You had me at "mounting" evidence. Huh huhuhuhuhuhuh.

Spoke said...

Well, I've been neutered, but we still have TONS of sex. I know one thing for certain...I'm a whiney, cranky husband after 3 days without, fortunately, so's my Pj!!
Sometimes alls it takes is a "qucik fix" sometimes, it's "deep therapy". But it ALWAYS helps!!!

Anonymous said...

So I've been in therapy all these years! Thx for the heads up Lee Ann. ;o)

Gyrobo said...

You should be given the Nobel Prize!

rob said...

Thanks for the excuse, though I didn't really need one.

OB Juan said...

you had me at "Sex!!! "....

...you had me in cold sweats at "mounting.."

This will come in as good amunition the next time I hear that "I have a headache"...

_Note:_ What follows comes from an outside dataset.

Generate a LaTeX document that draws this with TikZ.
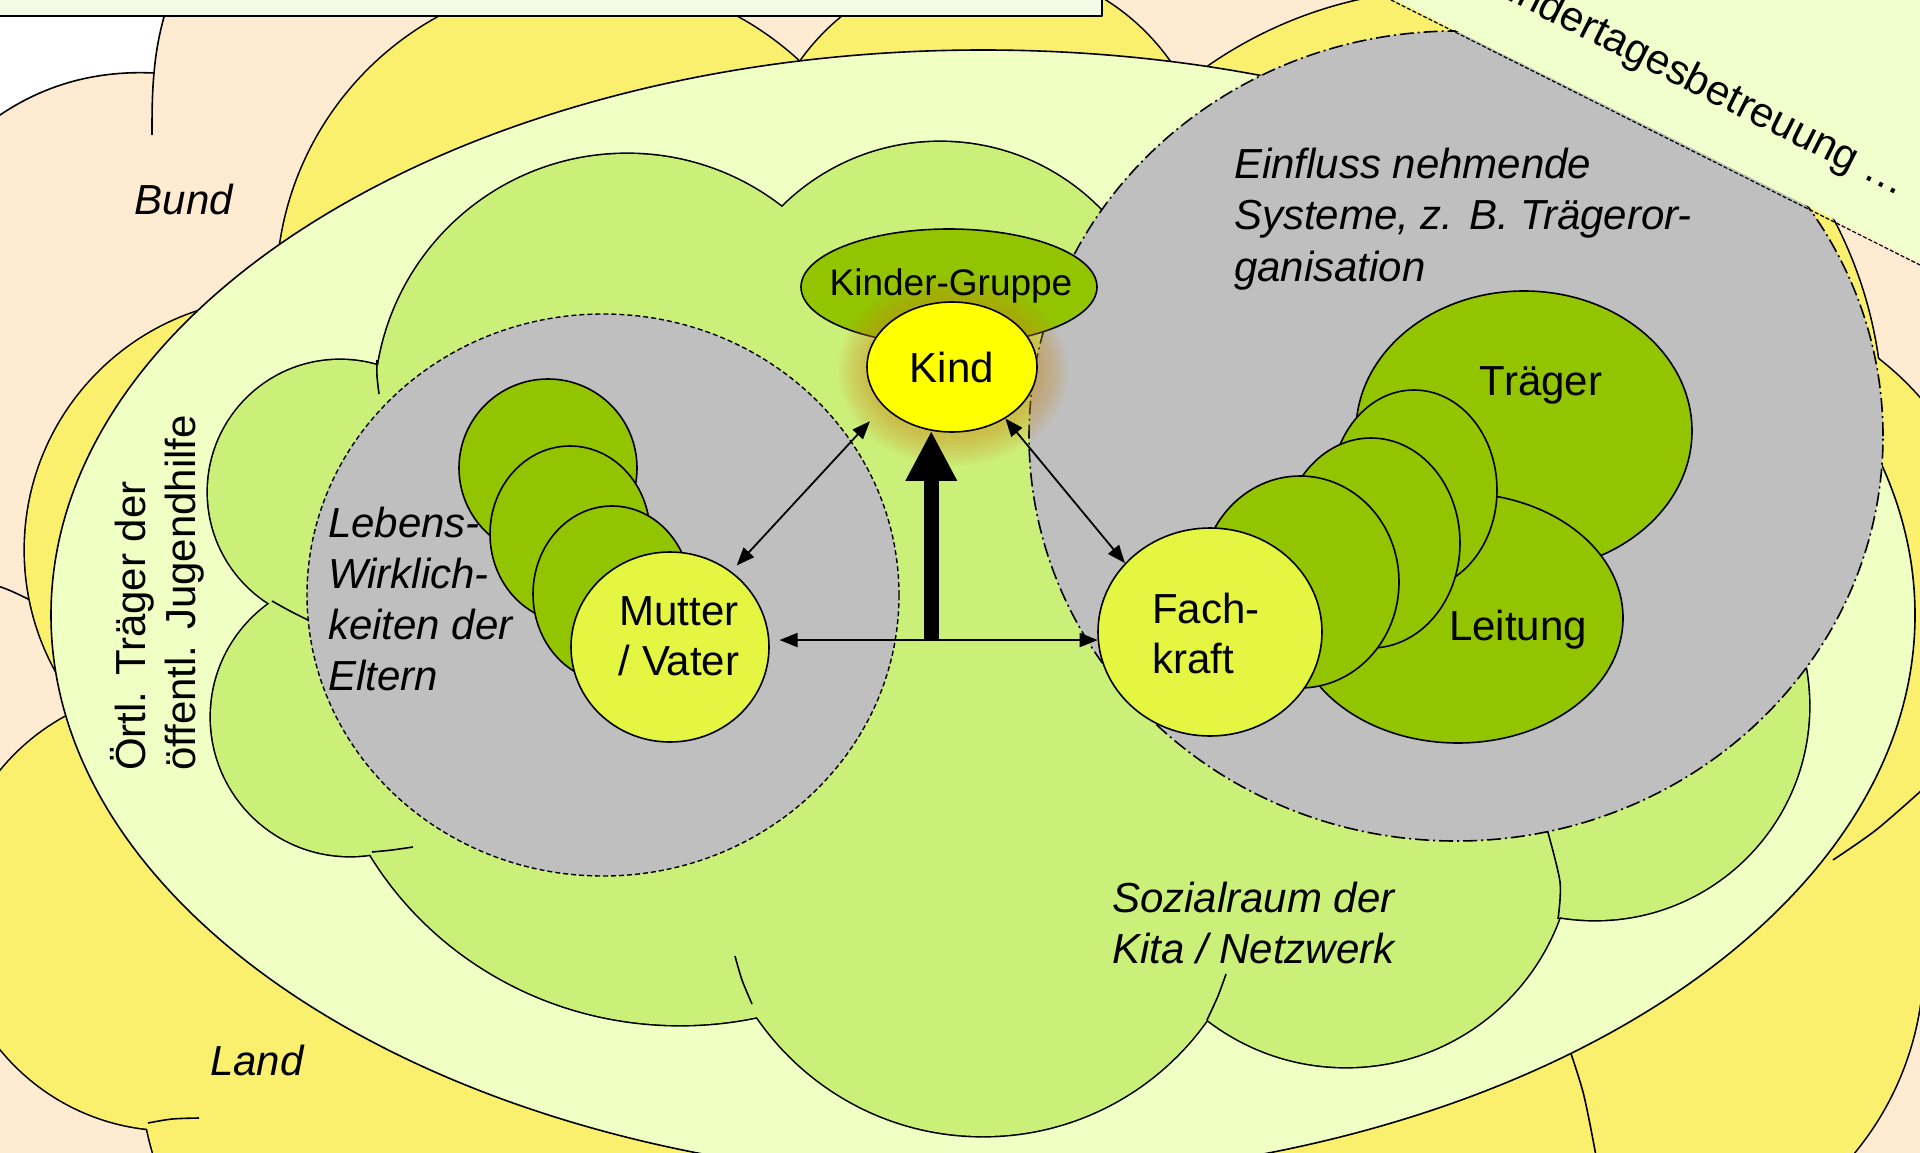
\documentclass[tikz,border=0pt]{standalone}
\usepackage{fontspec}
\setmainfont{Liberation Sans}
\usetikzlibrary{shapes.geometric,arrows.meta}
\definecolor{peach}{RGB}{255,235,209}
\definecolor{landyellow}{RGB}{250,240,110}
\definecolor{ringgreen}{RGB}{240,255,195}
\definecolor{cloudgreen}{RGB}{203,240,122}
\definecolor{grayzone}{RGB}{191,191,191}
\definecolor{darkgreen}{RGB}{146,196,0}
\definecolor{limeyellow}{RGB}{228,245,66}
\definecolor{kindyellow}{RGB}{255,255,0}
\definecolor{boxfill}{RGB}{243,251,228}
\definecolor{bannerfill}{RGB}{240,255,204}
\definecolor{glowcol}{RGB}{205,140,30}
\begin{document}
\begin{tikzpicture}[x=1pt,y=-1pt,line join=round,
  edgeline/.style={draw=black,line width=1.6pt},
  cloudedge/.style={draw=black,line width=3.2pt},
  shapeell/.style={ellipse,draw=black,line width=1.6pt,fill=darkgreen,inner sep=0pt},
  lbl/.style={font=\fontsize{42}{51}\selectfont,inner sep=0pt,text=black},
  thinarrow/.style={line width=1.8pt,{Triangle[length=18pt,width=14pt]}-{Triangle[length=18pt,width=14pt]}},
  bigarrow/.style={line width=15pt,-{Triangle[length=50pt,width=48pt]}}]
\useasboundingbox (0,0) rectangle (1920,1153);
% background (Bund)
\fill[peach] (0,0) rectangle (1920,1153);
\fill[white] (-2,-2) -- (-2,115) -- (0,115) .. controls (40,88) and (90,70) .. (154,73) .. controls (156,50) and (160,30) .. (166,-2) -- cycle;
\draw[edgeline] (-2,116) -- (0,115) .. controls (40,88) and (90,70) .. (154,73) .. controls (156,50) and (160,30) .. (166,10);
\draw[edgeline] (154,73) .. controls (152,95) and (152,115) .. (152,135);
\draw[edgeline] (-2,586) .. controls (10,590) and (20,595) .. (30,600);
% Land cloud
\foreach \cx/\cy/\rad in {588/290/311,985/192/226,1453/419/429,1694/596/300,1620/960/303,2000/850/120,276/550/251,171/910/220,470/1060/330,1400/1300/330}
  \draw[cloudedge,fill=landyellow] (\cx,\cy) circle[radius=\rad pt];
\foreach \cx/\cy/\rad in {588/290/311,985/192/226,1453/419/429,1694/596/300,1620/960/303,2000/850/120,276/550/251,171/910/220,470/1060/330,1400/1300/330}
  \fill[landyellow] (\cx,\cy) circle[radius=\rad pt];
\draw[edgeline] plot[smooth] coordinates {(1833,860) (1876,830) (1922,790)};
\draw[edgeline] plot[smooth] coordinates {(1563,1030) (1583,1092) (1596,1156)};
\draw[edgeline] plot[smooth] coordinates {(148,1123) (172,1119) (199,1118)};
% ring ellipse
\draw[edgeline,fill=ringgreen] (983,615) ellipse[x radius=932pt,y radius=565pt];
% Sozialraum cloud
\foreach \cx/\cy/\rx/\ry in {627/406/252/252,940/366/224/224,340/492/132/132,350/717/139/139,680/680/359/345,983/862/274/274,1346/840/227/227,1595/706/214/214}
  \draw[cloudedge,fill=cloudgreen] (\cx,\cy) ellipse[x radius=\rx pt,y radius=\ry pt];
\foreach \cx/\cy/\rx/\ry in {627/406/252/252,940/366/224/224,340/492/132/132,350/717/139/139,680/680/359/345,983/862/274/274,1346/840/227/227,1595/706/214/214}
  \fill[cloudgreen] (\cx,\cy) ellipse[x radius=\rx pt,y radius=\ry pt];
\fill[cloudgreen] (700,400) -- (1000,430) -- (1120,620) -- (1300,800) -- (1000,900) -- (700,800) -- cycle;
\draw[edgeline] plot[smooth] coordinates {(372,852) (392,850) (413,847)};
\draw[edgeline] plot[smooth] coordinates {(735,956) (742,980) (752,1004)};
\draw[edgeline] plot[smooth] coordinates {(1207,1020) (1218,996) (1226,974)};
\draw[edgeline] plot[smooth] coordinates {(1547,829) (1560,882) (1558,919)};
\draw[edgeline] plot[smooth] coordinates {(272,601) (290,611) (308,620)};
\draw[edgeline] plot[smooth] coordinates {(377,360) (377,376) (379,394)};
% grey systems
\draw[line width=1.4pt,dash pattern=on 5pt off 3pt,fill=grayzone] (603,595) ellipse[x radius=296pt,y radius=281pt];
\draw[line width=1.6pt,dash pattern=on 14pt off 4pt on 2pt off 4pt,fill=grayzone] (1456,436) ellipse[x radius=427pt,y radius=405pt];
% parents side
\node[shapeell,minimum width=178pt,minimum height=178pt] (lw1) at (548,468) {};
\node[shapeell,minimum width=160pt,minimum height=176pt] (lw2) at (570,534) {};
\node[shapeell,minimum width=158pt,minimum height=176pt] (lw3) at (612,594) {};
\node[shapeell,fill=limeyellow,minimum width=198pt,minimum height=190pt] (mutter) at (670,647) {};
% organisation side
\node[shapeell,minimum width=336pt,minimum height=280pt] (traeger) at (1524,431) {};
\node[shapeell,minimum width=330pt,minimum height=250pt] (leitung) at (1458,618) {};
\node[shapeell,minimum width=166pt,minimum height=200pt] (m1) at (1414,490) {};
\node[shapeell,minimum width=178pt,minimum height=210pt] (m2) at (1371,543) {};
\node[shapeell,minimum width=198pt,minimum height=212pt] (m3) at (1300,582) {};
\node[shapeell,fill=limeyellow,minimum width=224pt,minimum height=208pt] (fach) at (1210,632) {};
% child
\node[shapeell,minimum width=296pt,minimum height=116pt] (kgruppe) at (949,287) {};
\foreach \g in {3,6,...,30}
  \fill[glowcol,opacity=0.06] (953,371) ellipse[x radius={(85+\g)*1pt},y radius={(65+\g)*1pt}];
\node[shapeell,fill=kindyellow,minimum width=170pt,minimum height=130pt,lbl] (kind) at (952,367) {Kind};
% connectors
\draw[thinarrow,shorten <=8pt,shorten >=20pt] (mutter.51) -- (kind.210);
\draw[thinarrow] (fach.141) -- (kind.316);
\draw[thinarrow,shorten <=10pt] (mutter.4) -- (mutter.4 -| fach.185);
\coordinate (armbase) at (kind.252 |- mutter.4);
\draw[bigarrow] (armbase) -- (kind.252);
% banner and top box
\fill[bannerfill] (1391,-2) -- (1924,264) -- (1924,-2) -- cycle;
\draw[line width=1.2pt,dash pattern=on 4pt off 2pt] (1391,0) -- (1922,266);
\draw[line width=1.6pt,fill=boxfill] (-5,-5) rectangle (1102,16);
% texts (anchor = baseline of the last line)
\node[lbl,anchor=base] (tbund) at (184,214) {\itshape Bund};
\node[lbl,anchor=base] (tland) at (257,1075) {\itshape Land};
\node[lbl,font=\fontsize{42}{50}\selectfont,rotate=90,anchor=base west,align=left] (toertl) at (195,771) {Örtl. Träger der\\öffentl. Jugendhilfe};
\node[lbl,anchor=base west,align=left,font=\fontsize{42}{51}\selectfont\itshape] (tlebens) at (328,690) {Lebens-\\Wirklich-\\keiten der\\Eltern};
\node[lbl,font=\fontsize{42}{50}\selectfont,anchor=base,align=center] (tmutter) at (679,675) {Mutter\\/ Vater};
\node[lbl,font=\fontsize{42}{50}\selectfont,anchor=base west,align=left] (tfach) at (1152,673) {Fach-\\kraft};
\node[lbl,anchor=base] (ttraeger) at (1541,395) {Träger};
\node[lbl,anchor=base] (tleitung) at (1518,640) {Leitung};
\node[lbl,font=\fontsize{37}{44}\selectfont,anchor=base] (tkg) at (951,295) {Kinder-Gruppe};
\node[lbl,anchor=base west,align=left,font=\fontsize{42}{51.5}\selectfont\itshape] (teinfluss) at (1234,281) {Einfluss nehmende\\Systeme, z. B. Trägeror-\\ganisation};
\node[lbl,anchor=base west,align=left,font=\fontsize{42}{51}\selectfont\itshape] (tsozial) at (1112,963) {Sozialraum der\\Kita / Netzwerk};
\node[lbl,rotate=-26.7,anchor=base east] (tbanner) at (1899,197) {Kindertagesbetreuung …};
\end{tikzpicture}
\end{document}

..now the response will be "I know, I am just trying to provide you with some pain relief and relaxation to help you with that...."

Hotboy said...

No wonder I've been crabbit! Hotboy

Hotboy said...

No wonder I've been crabbit! Hotboy

Unknown said...

Obviously it was men conducting the study in #3...
Good info and I agree with it all.

Phats said...

You had me at Sex Lee Ann!

JLee said...

wow! I guess I better go have some...haha

Flower said...

Crikey I think I need to go and get myself some of that..What was it?...Sex...did you say??? Right..I am off out for a while...
;o)
xx

Spinning Girl said...

My health is a priority!

Hypersonic said...

Oh man! If hand shandies are in then I'm gonna be immortal!